Based on the latest media reports, it looks like the troubled airlines were as good as their word.
However, whether yet another mega-merger in the airline industry proves to be a good deal for investors is very much a crap shoot.
In a business rampant with consolidation for more than two decades, the sad fact remains that airline mergers are incredibly tough to pull off. Turbulent labor relations, incompatible technology infrastructure and culture clashes mean many of these mergers never fly as promised.
It also doesn’t help that even in good economic times, generating consistent profits in the airline industry is remarkably challenging. Case in point: The same pro-cyclical economic forces that boost demand for flights also tend to raise the massively burdensome cost of jet fuel.
Yup, there are reasons why airlines are perpetually going bankrupt. AMR is currently in Chapter 11. US Airways has been through it twice.
That said, negotiations to merge the two companies are at an advanced stage, according to The Wall Street Journal, though they could still fall apart. For one thing, because AMR filed for bankruptcy protection in 2011, its creditors need to sign off on the deal.
If the deal does go through, AMR would emerge from bankruptcy as part of a combined company with a market capitalization of $10 billion — 72% owned by AMR creditors and 28% held by US Airways shareholders, according to WSJ.

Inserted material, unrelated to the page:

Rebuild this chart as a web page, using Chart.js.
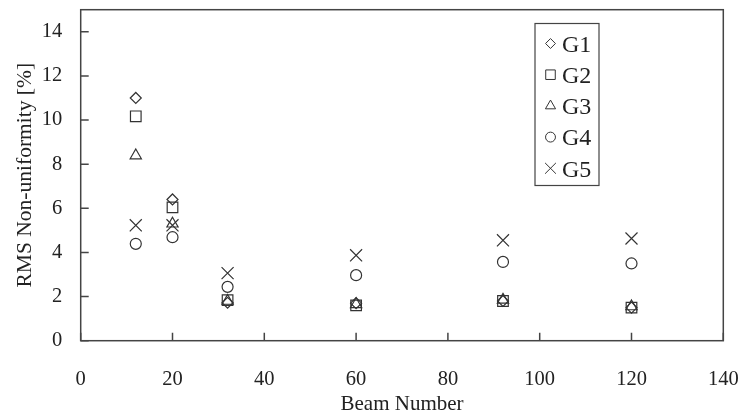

True, if mergers can keep airlines out of Chapter 11, that’s certainly a big plus for investors, who get wiped out in such proceedings. But then, the post-merger share performance of these new entities isn’t something most retail investors are likely to be comfortable with, either.
Take Delta Air Lines (NYSE:DAL), for example, the one airline that is singled out as doing mergers better than any other company in the industry. Shares are essentially flat since the company announced its tie-up with Northwest back in April 2008.
Even worse, investors probably needed airsickness bags to cope with all the volatility.
From top to bottom, DAL has swung in a range of about 100 percentage points. Just have a look at the stock’s aerial acrobatics, courtesy of YCharts, below:
It’s also been a bumpy ride for shareholders in United Airlines (NYSE:UAL), which merged with Continental in 2010:
Whether the AMR merger with US Airways goes through or not, it’s hard to see why retail investors would go stock-picking in this industry. Between the high incidence of bankruptcy and truly epic volatility, the risks too often outweigh the rewards.
As of this writing, Dan Burrows did not hold a position in any of the aforementioned securities.